Don’t forget your body

Your body needs some love too, as it will be clogged with sweat just like your face.

"If you have sensitive or oily skin, it’s important to use a shower wash that will moisturise and soothe, with active ingredients like Aloe Vera, Vitamin B5 and oatmeal," Dr Armour said.

She likes Cetaphil Ultra Gentle Body Wash to ensure that the skin’s oil is replenished and not stripped away.

Beauty bootcamp: tip #4

Get oiled up

Jill Wilson from skincare brand RosehipPLUS wants us to consider using an oil post-workout, even though our skin might still be a tad hot and sweaty.

According to Wilson, a pure and natural, cold pressed rosehip oil is one of the best, most efficient and natural ways to replace the skin's moisture lost during exercise -- aside from drinking water.

"It not only helps to reduce the redness in the skin -- which we all get when working out -- but will replace lost moisture and hydrate the skin leaving it feeling comfortable and soft," Wilson told 10 daily.

"It will balance the skin tone and feed the skin with an abundance of vitamins and minerals, leaving the skin nourished!"

She suggests applying two to three drops all over your face and neck -- "Feel free to apply on the body too, your skin will love you for it!" -- after showering while the skin is damp.

Beauty bootcamp: tip #5

A quick change

If you can't hit the showers right away, then the next best thing is to strip off.
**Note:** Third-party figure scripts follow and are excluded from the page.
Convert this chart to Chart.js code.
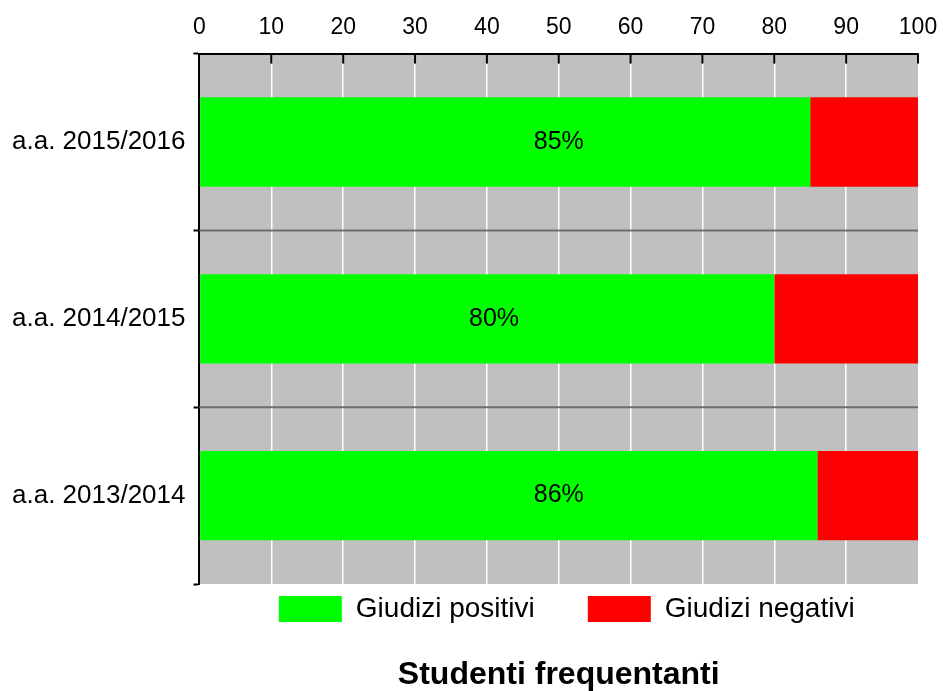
<!DOCTYPE html>
<html>
<head>
<meta charset="utf-8">
<script src="https://cdn.jsdelivr.net/npm/chart.js@4"></script>
<style>
  html, body { margin: 0; padding: 0; background: #ffffff; }
  #wrap { width: 943px; height: 691px; }
</style>
</head>
<body>
<div id="wrap"><canvas id="c"></canvas></div>
<script>
const categories = ['a.a. 2015/2016', 'a.a. 2014/2015', 'a.a. 2013/2014'];
const positivi = [85, 80, 86];
const negativi = [15, 20, 14];
const valueLabels = ['85%', '80%', '86%'];
const seriesNames = ['Giudizi positivi', 'Giudizi negativi'];
const titleText = 'Studenti frequentanti';

const FONT = "'Liberation Sans', Arial, Helvetica, sans-serif";

const plotDecor = {
  id: 'plotDecor',
  afterLayout(chart, args, opts) {
    if (chart.legend) {
      chart.legend.left += opts.legendShift;
      chart.legend.right += opts.legendShift;
    }
  },
  beforeDraw(chart) {
    const a = chart.chartArea, ctx = chart.ctx;
    ctx.save();
    ctx.fillStyle = '#c0c0c0';
    ctx.fillRect(a.left, a.top, a.right - a.left, a.bottom - a.top);
    ctx.restore();
  },
  beforeDatasetsDraw(chart) {
    const a = chart.chartArea, ctx = chart.ctx, y = chart.scales.y;
    ctx.save();
    ctx.strokeStyle = '#6e6e6e';
    ctx.lineWidth = 2;
    for (let i = 0; i < categories.length - 1; i++) {
      const py = (y.getPixelForValue(i) + y.getPixelForValue(i + 1)) / 2;
      ctx.beginPath();
      ctx.moveTo(a.left, py);
      ctx.lineTo(a.right, py);
      ctx.stroke();
    }
    ctx.restore();
  },
  afterDraw(chart, args, opts) {
    const a = chart.chartArea, ctx = chart.ctx, x = chart.scales.x, y = chart.scales.y;
    ctx.save();
    ctx.strokeStyle = '#000';
    ctx.lineWidth = 2;
    x.ticks.forEach(t => {
      if (t.value === 0) return;
      const px = x.getPixelForValue(t.value);
      ctx.beginPath();
      ctx.moveTo(px, a.top);
      ctx.lineTo(px, a.top + 10);
      ctx.stroke();
    });
    ctx.fillStyle = '#000';
    ctx.font = '25px ' + FONT;
    ctx.textAlign = 'center';
    ctx.textBaseline = 'middle';
    valueLabels.forEach((lab, i) => {
      const px = x.getPixelForValue(opts.labelAt[i]);
      const py = y.getPixelForValue(i);
      ctx.fillText(lab, px, py);
    });
    ctx.restore();
  }
};

new Chart(document.getElementById('c'), {
  type: 'bar',
  data: {
    labels: categories,
    datasets: [
      { label: seriesNames[0], data: positivi, backgroundColor: '#00ff00', borderWidth: 0,
        barPercentage: 0.505, categoryPercentage: 1.0 },
      { label: seriesNames[1], data: negativi, backgroundColor: '#ff0000', borderWidth: 0,
        barPercentage: 0.505, categoryPercentage: 1.0 }
    ]
  },
  options: {
    indexAxis: 'y',
    responsive: true,
    maintainAspectRatio: false,
    animation: false,
    layout: { padding: { top: 14, right: 25, left: 4, bottom: 0 } },
    scales: {
      x: {
        position: 'top',
        stacked: true,
        min: 0, max: 100,
        ticks: { stepSize: 10, color: '#000', font: { family: FONT, size: 23 }, padding: 0 },
        grid: {
          drawTicks: true,
          tickLength: 12,
          tickColor: 'rgba(0,0,0,0)',
          lineWidth: 1.5,
          color: (c) => (c.tick && (c.tick.value === 0 || c.tick.value === 100)) ? 'rgba(0,0,0,0)' : '#ffffff'
        },
        border: { color: '#000', width: 2 }
      },
      y: {
        stacked: true,
        offset: true,
        ticks: { color: '#000', font: { family: FONT, size: 26 }, padding: 8 },
        grid: { drawOnChartArea: false, drawTicks: true, tickLength: 6, tickColor: '#000', tickWidth: 2, offset: true },
        border: { color: '#000', width: 2 }
      }
    },
    plugins: {
      plotDecor: { labelAt: [50, 41, 50], legendShift: 8 },
      tooltip: { enabled: false },
      legend: {
        position: 'bottom',
        fullSize: false,
        labels: {
          boxWidth: 63, boxHeight: 26, padding: 11,
          color: '#000',
          font: { family: FONT, size: 28 },
          generateLabels(chart) {
            const items = Chart.defaults.plugins.legend.labels.generateLabels(chart);
            items.forEach((it, i) => { if (i < items.length - 1) it.text = it.text + '\u2003\u2002'; });
            return items;
          }
        }
      },
      title: {
        display: true,
        text: titleText,
        position: 'bottom',
        fullSize: false,
        color: '#000',
        font: { family: FONT, size: 32, weight: 'bold', lineHeight: 1.0 },
        padding: { top: 26, bottom: 0 }
      }
    }
  },
  plugins: [plotDecor]
});
</script>
</body>
</html>
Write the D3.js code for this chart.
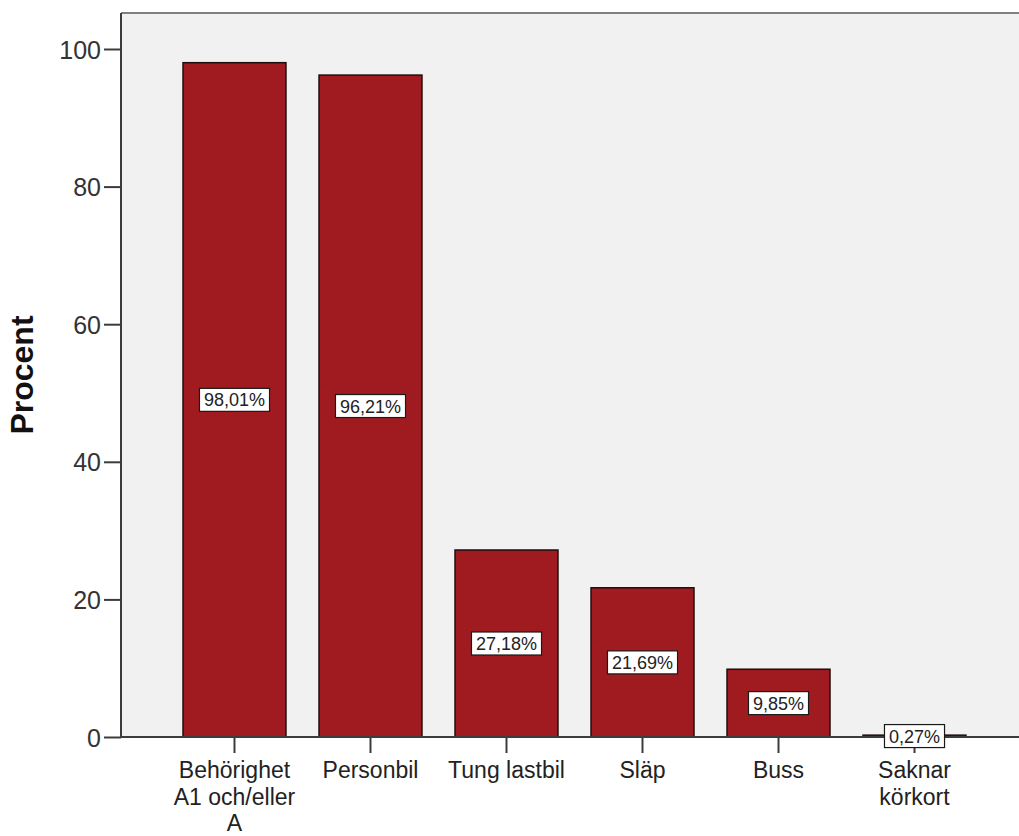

No, really.

"Even if you are short on time, it’s super important to remove any wet clothing like tops, socks and bras as soon as possible," Dr Armous told 10 daily.

It sounds gross but it's the truth -- wearing your sweaty gym gear for coffee after class can trap moisture and promote the growth of yeast, fungi, and bacteria.

That's a big old recipe for breakouts or skin infections, or a flare of pre-existing skin conditions such as eczema.

In those situations, it's best to pack a fresh change of clothes until you can lather up.